Managed PE files contain a great deal of metadata stored in tables. You can enumerate these tables and parse them yourself, for instance if you were writing your own CLR. Thankfully though, the .Net framework comes with several COM interfaces that are very helpful in accessing these tables without having to manually parse them out of the PE file, this is especially useful since the table rows are are not a fixed format. Specifically, indexes in the tables can be either a 2 bytes or 4 bytes in size depending on the size of the dataset indexed. In the case of SlimGen we use the IMetaDataImport2 interface for accessing the metadata.
Of course, the managed metadata does not contain all of the information we need. NGEN manipulates the managed assembly and introduces pre-jitted versions of the functions contained within the assembly. However, their managed counterparts remain in the assembly and are what the metadata tables reference to. So how does one go from a managed method and its IL to the associated unmanaged code? Well, the CLR header of a PE file does contain a pointer to a table for a native header. However the exact format of that table is undocumented and as such it makes it hard to parse it and find the information we need. Therefore we have to use an alternative method...
When you load up an assembly the CLR generates, using the metadata and other information found in the PE file, a set of runtime tables that it uses to indicate information about where things are in memory, and their current state. For instance, it can tell if its jitted a method or not. When you load up an assembly that's been NGENed, it checks the native images for an associated copy, assuming your assembly validates, and will load up the NGENed assembly and parse out the appropriate information from that. Therefore we need some way of gaining access to these runtime generated tables. Enter the debugger.

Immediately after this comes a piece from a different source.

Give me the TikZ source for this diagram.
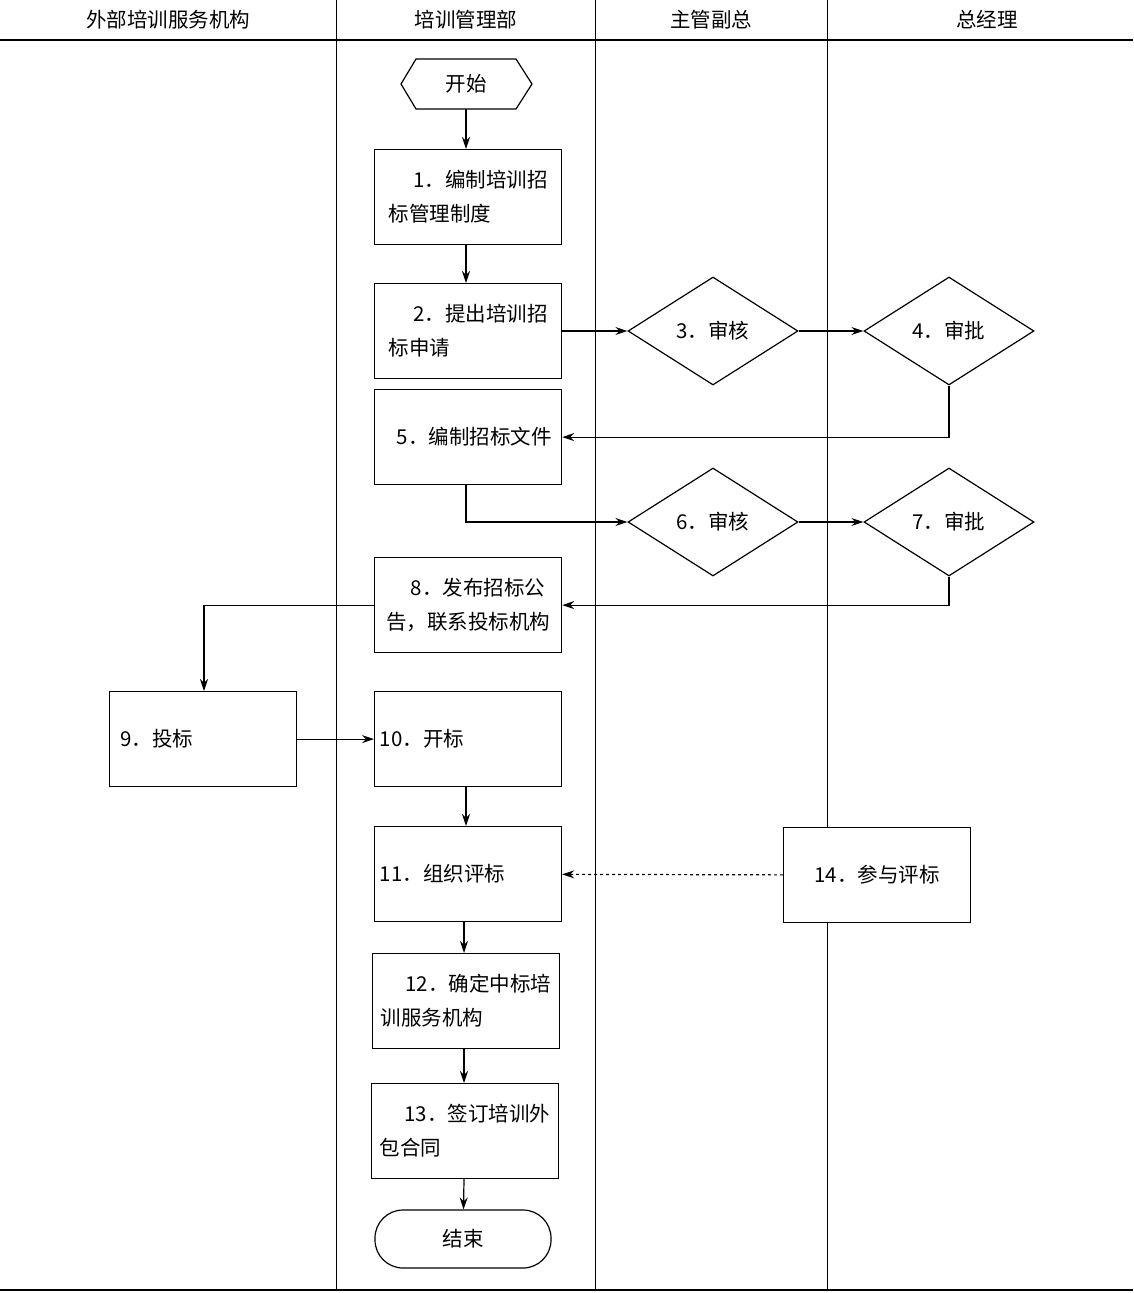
\documentclass[tikz,border=0pt]{standalone}
\usepackage{fontspec}
\setmainfont{Noto Sans CJK SC}
\usetikzlibrary{shapes.geometric,arrows.meta}
\begin{document}
\begin{tikzpicture}[x=1pt,y=-1pt,
  every node/.style={font=\fontsize{20.5}{34}\selectfont},
  box/.style={draw,line width=1.2pt,fill=white,minimum width=187pt,minimum height=95pt,anchor=north west,inner sep=2pt},
  dia/.style={draw,line width=1.2pt,diamond,aspect=1.58,minimum width=170pt,minimum height=108pt,inner sep=0pt},
  arr/.style={line width=1.2pt,-{Stealth[length=12pt,width=8pt]}},
  lane/.style={line width=1pt}]
\useasboundingbox (0,0) rectangle (1133,1293);
\fill[white] (0,0) rectangle (1133,1293);
\draw[line width=1.5pt] (0,40) -- (1133,40);
\draw[line width=2pt] (0,1290) -- (1133,1290);
\draw[lane] (336,0) -- (336,1290);
\draw[lane] (595,0) -- (595,1290);
\draw[lane] (827,0) -- (827,1290);
\node (h1) at (168,20) {外部培训服务机构};
\node (h2) at (466,20) {培训管理部};
\node (h3) at (711,20) {主管副总};
\node (h4) at (987,20) {总经理};
\node[minimum width=130pt,minimum height=50pt,inner sep=0pt] (s) at (466,84) {开始};
\draw[line width=1.2pt] (401,84) -- (416,59) -- (516,59) -- (532,84) -- (516,109) -- (416,109) -- cycle;
\node[box,align=left] (b1) at (374,149) {\hspace*{1.2em}1．编制培训招\\标管理制度\hspace*{2em}};
\node[box,align=left] (b2) at (374,283) {\hspace*{1.2em}2．提出培训招\\标申请\hspace*{4em}};
\node[dia] (d3) at (713,331) {3．审核};
\node[dia] (d4) at (949,331) {4．审批};
\node[box] (b5) at (374,389) {\hspace*{0.6em}5．编制招标文件};
\node[dia] (d6) at (713,522) {6．审核};
\node[dia] (d7) at (949,522) {7．审批};
\node[box,align=left] (b8) at (374,557) {\hspace*{1.2em}8．发布招标公\\告，联系投标机构};
\node[box,align=left] (b9) at (109,691) {9．投标\hspace*{4.5em}};
\node[box,align=left] (b10) at (374,691) {10．开标\hspace*{4.5em}};
\node[box,align=left] (b11) at (374,826) {11．组织评标\hspace*{2.5em}};
\node[box,align=left] (b12) at (372,953) {\hspace*{1.2em}12．确定中标培\\训服务机构\hspace*{2em}};
\node[box,align=left] (b13) at (371,1083) {\hspace*{1.2em}13．签订培训外\\包合同\hspace*{4em}};
\node[draw,line width=1.2pt,rounded corners=28pt,minimum width=176pt,minimum height=58pt] (e) at (463,1239) {结束};
\node[box] (b14) at (783,827) {14．参与评标};
\draw[arr] (s) -- (b1.north-|466,0);
\draw[arr] (b1.south-|466,0) -- (b2.north-|466,0);
\draw[arr] (b2.east|-d3) -- (d3);
\draw[arr] (d3) -- (d4);
\draw[arr] (d4.south) |- (b5.east);
\draw[arr] (b5.south-|466,0) |- (d6.west);
\draw[arr] (d6) -- (d7);
\draw[arr] (d7.south) |- (b8.east);
\draw[arr] (b8.west) -| (b9.north-|204,0);
\draw[arr] (b9) -- (b10);
\draw[arr] (b10.south-|466,0) -- (b11.north-|466,0);
\draw[arr] (b11.south-|464,0) -- (b12.north-|464,0);
\draw[arr] (b12.south-|464,0) -- (b13.north-|464,0);
\draw[arr] (b13.south-|464,0) -- (e);
\draw[arr,dashed] (b14) -- (b11);
\end{tikzpicture}
\end{document}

The .Net framework exposes debugging interfaces that are quite trivial to implement, but more important, they give you access to all of the runtime information available to the CLR. In the case of SlimGen what we do is load up your assembly (not run) into a host process and then simply have the host process execute a debugger breakpoint. The SlimGen analyzer first initializes its self as a debugger and then executes the host process as the attached debugger. When the breakpoint is hit, it breaks into the analyzer, which can then begin the work of processing the loaded assemblies. Since SlimGen knows which assembly it fed to the host, it is able to filter out all of the other assemblies that have been loaded and focus in on the one we care about. First we check and see if a native version of the assembly has been loaded, for if one hasn't been loaded there is no point in continuing. if not then we simply report an error and cleanup. Assuming there is a native version of the assembly loaded then we use the aforementioned metadata interfaces to walk the assembly and find all of the methods that have been marked for replacement. Each method is examined to ensure that it has a native counterpart, and if it doesn't another warning is issued and the method is skipped.
Now comes the annoying part. In .Net 1.x the framework had each method exist within a singular code chunk, which made extracting that code quite easy. However in .Net 2.x and forward the framework allows a method to have multiple code chunks, each with a different base address and length. This is theoretically to allow an optimizer to spread work its magic, but it does make extracting methods harder. SlimGen will generate an assembly file per chunk and all of the associated binaries for each chunk, generated from the assembly files, must be present for the method to be replaced. No dangling chunks please. The SlimGen analyzer extracts each base address from each chunk, along with the module base address. Using that information we can then calculate the relative virtual address of each method's native counterpart within the NGENed file.
Using that information the SlimGen client simply walks a copy of the native image performing the replacement of each method, and then when done (and assuming no errors), copies it back over the original NGEN image. Tada, you now have your highly optimized SSE code running in a managed application with no managed -> unmanaged transitions in sight.